Stored items

......

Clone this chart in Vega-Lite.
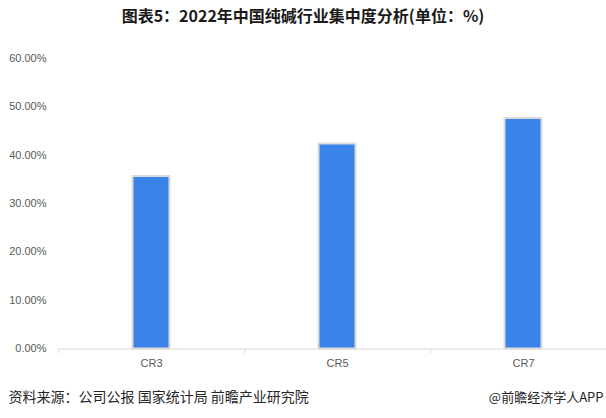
{
  "$schema": "https://vega.github.io/schema/vega-lite/v6.json",
  "width": 558,
  "height": 290,
  "autosize": {"type": "none"},
  "padding": {"left": 58, "top": 58.5, "right": 0, "bottom": 69.5},
  "background": "#ffffff",
  "config": {
    "view": {"stroke": null},
    "font": "Noto Sans CJK SC"
  },
  "title": {
    "text": "图表5：2022年中国纯碱行业集中度分析(单位：%)",
    "font": "Noto Sans CJK SC",
    "fontSize": 16,
    "fontWeight": "bold",
    "color": "#1a1a1a",
    "anchor": "middle",
    "dx": -34,
    "baseline": "middle",
    "offset": 20
  },
  "data": {
    "values": [
      {"category": "CR3", "value": 0.357},
      {"category": "CR5", "value": 0.424},
      {"category": "CR7", "value": 0.477}
    ]
  },
  "mark": {
    "type": "bar",
    "width": 37,
    "color": "#3a83e8",
    "stroke": "#dcdcdc",
    "strokeWidth": 2
  },
  "encoding": {
    "x": {
      "field": "category",
      "type": "nominal",
      "sort": null,
      "scale": {"paddingInner": 0, "paddingOuter": 0},
      "axis": {
        "title": "资料来源：公司公报 国家统计局 前瞻产业研究院",
        "titleFont": "Noto Sans CJK SC",
        "titleFontSize": 14,
        "titleFontWeight": "normal",
        "titleColor": "#262626",
        "titleAnchor": "start",
        "titleAlign": "left",
        "titleBaseline": "middle",
        "titleX": -50,
        "titleY": 48.5,
        "labelAngle": 0,
        "labelFont": "Liberation Sans",
        "labelFontSize": 11,
        "labelColor": "#595959",
        "labelPadding": 5,
        "domainColor": "#d9d9d9",
        "domainWidth": 1,
        "ticks": true,
        "tickBand": "extent",
        "tickSize": 4,
        "tickColor": "#d9d9d9"
      }
    },
    "y": {
      "field": "value",
      "type": "quantitative",
      "scale": {"domain": [0, 0.6], "nice": false},
      "axis": {
        "title": "@前瞻经济学人APP",
        "titleFont": "Noto Sans CJK SC",
        "titleFontSize": 13,
        "titleFontWeight": "normal",
        "titleColor": "#262626",
        "titleAngle": 0,
        "titleAlign": "right",
        "titleBaseline": "middle",
        "titleAnchor": null,
        "titleX": 545,
        "titleY": 338.5,
        "values": [0, 0.1, 0.2, 0.3, 0.4, 0.5, 0.6],
        "format": ".2%",
        "grid": false,
        "domain": false,
        "ticks": false,
        "labelFont": "Liberation Sans",
        "labelFontSize": 11,
        "labelColor": "#595959",
        "labelPadding": 12
      }
    }
  }
}
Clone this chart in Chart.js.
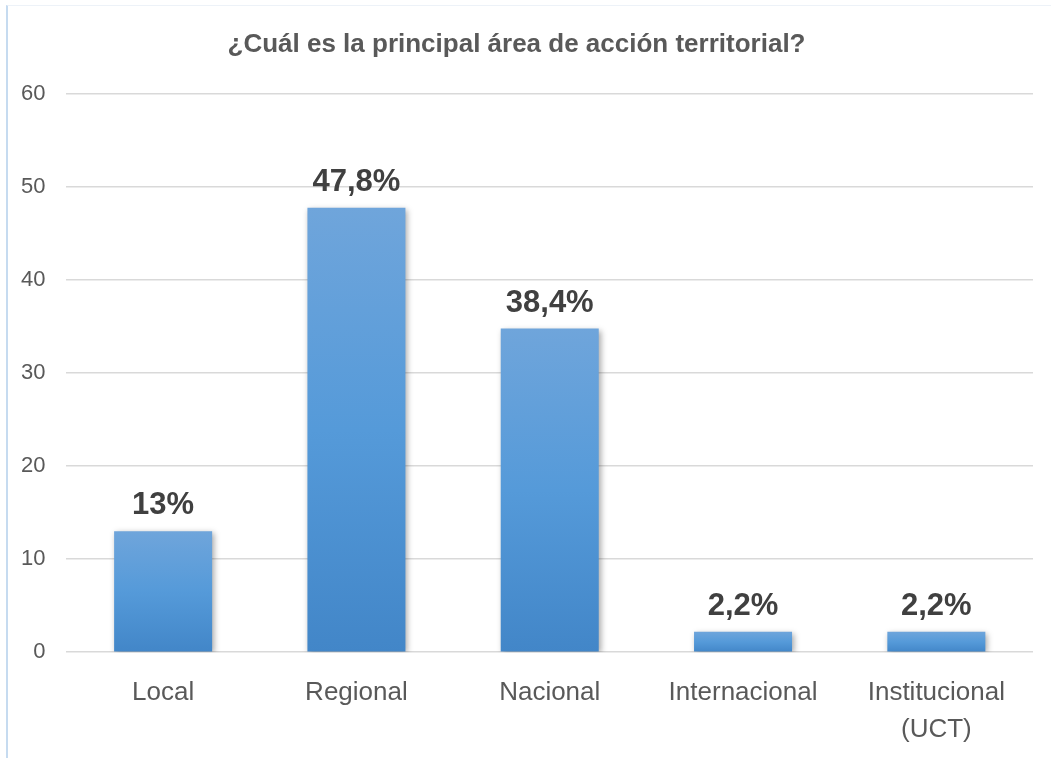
<!DOCTYPE html>
<html>
<head>
<meta charset="utf-8">
<script src="https://cdn.jsdelivr.net/npm/chart.js@4"></script>
<style>
    body { margin: 0; background: #ffffff; }
    #frame {
        position: absolute; left: 6px; top: 5px;
        width: 1045px; height: 753px;
        border-left: 2px solid #c6dbf0;
        border-top: 1px solid #edf2f8;
    }
    #chart { position: absolute; left: 0; top: 0; }
</style>
</head>
<body>
<div id="frame"></div>
<canvas id="chart" width="1051" height="758"></canvas>
<script>
// Chart data
const categories = ['Local', 'Regional', 'Nacional', 'Internacional', ['Institucional', '(UCT)']];
const values = [13, 47.8, 34.8, 2.2, 2.2];
const valueLabels = ['13%', '47,8%', '38,4%', '2,2%', '2,2%'];
const yTicks = [0, 10, 20, 30, 40, 50, 60];

const titleText = '¿Cuál es la principal área de acción territorial?';

// Per-bar gradient, light on top, darker at the base
function barColor(context) {
    const chart = context.chart;
    const yScale = chart.scales.y;
    if (!chart.chartArea || !yScale) {
        return '#5b9bd5';
    }
    const top = yScale.getPixelForValue(values[context.dataIndex]);
    const bottom = yScale.getPixelForValue(0);
    const g = chart.ctx.createLinearGradient(0, top, 0, bottom);
    g.addColorStop(0, '#6fa5db');
    g.addColorStop(0.5, '#559ad9');
    g.addColorStop(1, '#4286c8');
    return g;
}

// Soft shadow behind the bars
const barShadow = {
    id: 'barShadow',
    beforeDatasetsDraw(chart) {
        const ctx = chart.ctx;
        ctx.save();
        ctx.shadowColor = 'rgba(0,0,0,0.35)';
        ctx.shadowBlur = 6;
        ctx.shadowOffsetX = 2;
        ctx.shadowOffsetY = 2;
    },
    afterDatasetsDraw(chart) {
        chart.ctx.restore();
    }
};

// Value labels above bars
const valueLabelPlugin = {
    id: 'valueLabels',
    afterDatasetsDraw(chart) {
        const ctx = chart.ctx;
        const meta = chart.getDatasetMeta(0);
        ctx.save();
        ctx.shadowColor = 'transparent';
        ctx.font = 'bold 31px "Liberation Sans Narrow", "Liberation Sans", Arial, sans-serif';
        ctx.fillStyle = '#404040';
        ctx.textAlign = 'center';
        ctx.textBaseline = 'alphabetic';
        meta.data.forEach((bar, i) => {
            ctx.fillText(valueLabels[i], bar.x, bar.y - 17);
        });
        ctx.restore();
    }
};

const ctx = document.getElementById('chart').getContext('2d');
new Chart(ctx, {
    type: 'bar',
    data: {
        labels: categories,
        datasets: [{
            data: values,
            backgroundColor: barColor,
            borderWidth: 0,
            barPercentage: 0.507,
            categoryPercentage: 1.0
        }]
    },
    options: {
        responsive: false,
        animation: false,
        layout: {
            padding: { top: 29, right: 18, left: 0, bottom: -4 }
        },
        plugins: {
            legend: { display: false },
            tooltip: { enabled: false },
            title: {
                display: true,
                text: titleText,
                color: '#595959',
                font: { family: '"Liberation Sans", Arial, sans-serif', size: 26, weight: 'bold' },
                padding: { top: 0, bottom: 34 }
            }
        },
        scales: {
            y: {
                min: 0,
                max: 60,
                afterBuildTicks(axis) {
                    axis.ticks = yTicks.map(v => ({ value: v }));
                },
                border: { display: false },
                grid: { color: '#d9d9d9', lineWidth: 1.5, drawTicks: false },
                ticks: {
                    color: '#595959',
                    padding: 21,
                    font: { family: '"Liberation Sans", Arial, sans-serif', size: 22 }
                }
            },
            x: {
                border: { display: false },
                grid: { display: false },
                ticks: {
                    color: '#595959',
                    padding: 14,
                    maxRotation: 0,
                    font: { family: '"Liberation Sans", Arial, sans-serif', size: 26, lineHeight: 1.42 }
                }
            }
        }
    },
    plugins: [barShadow, valueLabelPlugin]
});
</script>
</body>
</html>
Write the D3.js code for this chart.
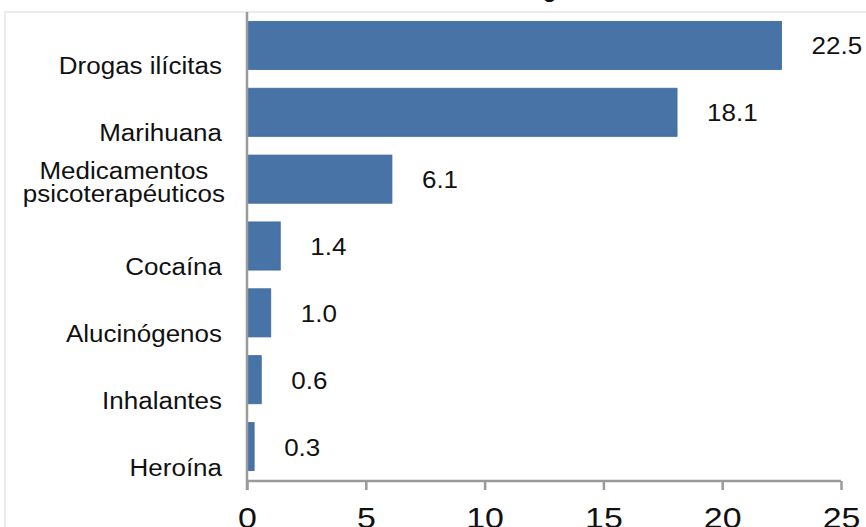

......

→ **PROBLEM TO WORK ON**: Make an exact copy of the whole listing, but don't bring over any pictures.

→ **COMPLETE RESPONSE**:
Clone this chart in Vega-Lite.
{
  "$schema": "https://vega.github.io/schema/vega-lite/v6.json",
  "width": 558,
  "height": 290,
  "autosize": {"type": "none"},
  "padding": {"left": 58, "top": 58.5, "right": 0, "bottom": 69.5},
  "background": "#ffffff",
  "config": {
    "view": {"stroke": null},
    "font": "Noto Sans CJK SC"
  },
  "title": {
    "text": "图表5：2022年中国纯碱行业集中度分析(单位：%)",
    "font": "Noto Sans CJK SC",
    "fontSize": 16,
    "fontWeight": "bold",
    "color": "#1a1a1a",
    "anchor": "middle",
    "dx": -34,
    "baseline": "middle",
    "offset": 20
  },
  "data": {
    "values": [
      {"category": "CR3", "value": 0.357},
      {"category": "CR5", "value": 0.424},
      {"category": "CR7", "value": 0.477}
    ]
  },
  "mark": {
    "type": "bar",
    "width": 37,
    "color": "#3a83e8",
    "stroke": "#dcdcdc",
    "strokeWidth": 2
  },
  "encoding": {
    "x": {
      "field": "category",
      "type": "nominal",
      "sort": null,
      "scale": {"paddingInner": 0, "paddingOuter": 0},
      "axis": {
        "title": "资料来源：公司公报 国家统计局 前瞻产业研究院",
        "titleFont": "Noto Sans CJK SC",
        "titleFontSize": 14,
        "titleFontWeight": "normal",
        "titleColor": "#262626",
        "titleAnchor": "start",
        "titleAlign": "left",
        "titleBaseline": "middle",
        "titleX": -50,
        "titleY": 48.5,
        "labelAngle": 0,
        "labelFont": "Liberation Sans",
        "labelFontSize": 11,
        "labelColor": "#595959",
        "labelPadding": 5,
        "domainColor": "#d9d9d9",
        "domainWidth": 1,
        "ticks": true,
        "tickBand": "extent",
        "tickSize": 4,
        "tickColor": "#d9d9d9"
      }
    },
    "y": {
      "field": "value",
      "type": "quantitative",
      "scale": {"domain": [0, 0.6], "nice": false},
      "axis": {
        "title": "@前瞻经济学人APP",
        "titleFont": "Noto Sans CJK SC",
        "titleFontSize": 13,
        "titleFontWeight": "normal",
        "titleColor": "#262626",
        "titleAngle": 0,
        "titleAlign": "right",
        "titleBaseline": "middle",
        "titleAnchor": null,
        "titleX": 545,
        "titleY": 338.5,
        "values": [0, 0.1, 0.2, 0.3, 0.4, 0.5, 0.6],
        "format": ".2%",
        "grid": false,
        "domain": false,
        "ticks": false,
        "labelFont": "Liberation Sans",
        "labelFontSize": 11,
        "labelColor": "#595959",
        "labelPadding": 12
      }
    }
  }
}
Clone this chart in Chart.js.
<!DOCTYPE html>
<html>
<head>
<meta charset="utf-8">
<script src="https://cdn.jsdelivr.net/npm/chart.js@4"></script>
<style>
    body { margin: 0; background: #ffffff; }
    #frame {
        position: absolute; left: 6px; top: 5px;
        width: 1045px; height: 753px;
        border-left: 2px solid #c6dbf0;
        border-top: 1px solid #edf2f8;
    }
    #chart { position: absolute; left: 0; top: 0; }
</style>
</head>
<body>
<div id="frame"></div>
<canvas id="chart" width="1051" height="758"></canvas>
<script>
// Chart data
const categories = ['Local', 'Regional', 'Nacional', 'Internacional', ['Institucional', '(UCT)']];
const values = [13, 47.8, 34.8, 2.2, 2.2];
const valueLabels = ['13%', '47,8%', '38,4%', '2,2%', '2,2%'];
const yTicks = [0, 10, 20, 30, 40, 50, 60];

const titleText = '¿Cuál es la principal área de acción territorial?';

// Per-bar gradient, light on top, darker at the base
function barColor(context) {
    const chart = context.chart;
    const yScale = chart.scales.y;
    if (!chart.chartArea || !yScale) {
        return '#5b9bd5';
    }
    const top = yScale.getPixelForValue(values[context.dataIndex]);
    const bottom = yScale.getPixelForValue(0);
    const g = chart.ctx.createLinearGradient(0, top, 0, bottom);
    g.addColorStop(0, '#6fa5db');
    g.addColorStop(0.5, '#559ad9');
    g.addColorStop(1, '#4286c8');
    return g;
}

// Soft shadow behind the bars
const barShadow = {
    id: 'barShadow',
    beforeDatasetsDraw(chart) {
        const ctx = chart.ctx;
        ctx.save();
        ctx.shadowColor = 'rgba(0,0,0,0.35)';
        ctx.shadowBlur = 6;
        ctx.shadowOffsetX = 2;
        ctx.shadowOffsetY = 2;
    },
    afterDatasetsDraw(chart) {
        chart.ctx.restore();
    }
};

// Value labels above bars
const valueLabelPlugin = {
    id: 'valueLabels',
    afterDatasetsDraw(chart) {
        const ctx = chart.ctx;
        const meta = chart.getDatasetMeta(0);
        ctx.save();
        ctx.shadowColor = 'transparent';
        ctx.font = 'bold 31px "Liberation Sans Narrow", "Liberation Sans", Arial, sans-serif';
        ctx.fillStyle = '#404040';
        ctx.textAlign = 'center';
        ctx.textBaseline = 'alphabetic';
        meta.data.forEach((bar, i) => {
            ctx.fillText(valueLabels[i], bar.x, bar.y - 17);
        });
        ctx.restore();
    }
};

const ctx = document.getElementById('chart').getContext('2d');
new Chart(ctx, {
    type: 'bar',
    data: {
        labels: categories,
        datasets: [{
            data: values,
            backgroundColor: barColor,
            borderWidth: 0,
            barPercentage: 0.507,
            categoryPercentage: 1.0
        }]
    },
    options: {
        responsive: false,
        animation: false,
        layout: {
            padding: { top: 29, right: 18, left: 0, bottom: -4 }
        },
        plugins: {
            legend: { display: false },
            tooltip: { enabled: false },
            title: {
                display: true,
                text: titleText,
                color: '#595959',
                font: { family: '"Liberation Sans", Arial, sans-serif', size: 26, weight: 'bold' },
                padding: { top: 0, bottom: 34 }
            }
        },
        scales: {
            y: {
                min: 0,
                max: 60,
                afterBuildTicks(axis) {
                    axis.ticks = yTicks.map(v => ({ value: v }));
                },
                border: { display: false },
                grid: { color: '#d9d9d9', lineWidth: 1.5, drawTicks: false },
                ticks: {
                    color: '#595959',
                    padding: 21,
                    font: { family: '"Liberation Sans", Arial, sans-serif', size: 22 }
                }
            },
            x: {
                border: { display: false },
                grid: { display: false },
                ticks: {
                    color: '#595959',
                    padding: 14,
                    maxRotation: 0,
                    font: { family: '"Liberation Sans", Arial, sans-serif', size: 26, lineHeight: 1.42 }
                }
            }
        }
    },
    plugins: [barShadow, valueLabelPlugin]
});
</script>
</body>
</html>
Write the D3.js code for this chart.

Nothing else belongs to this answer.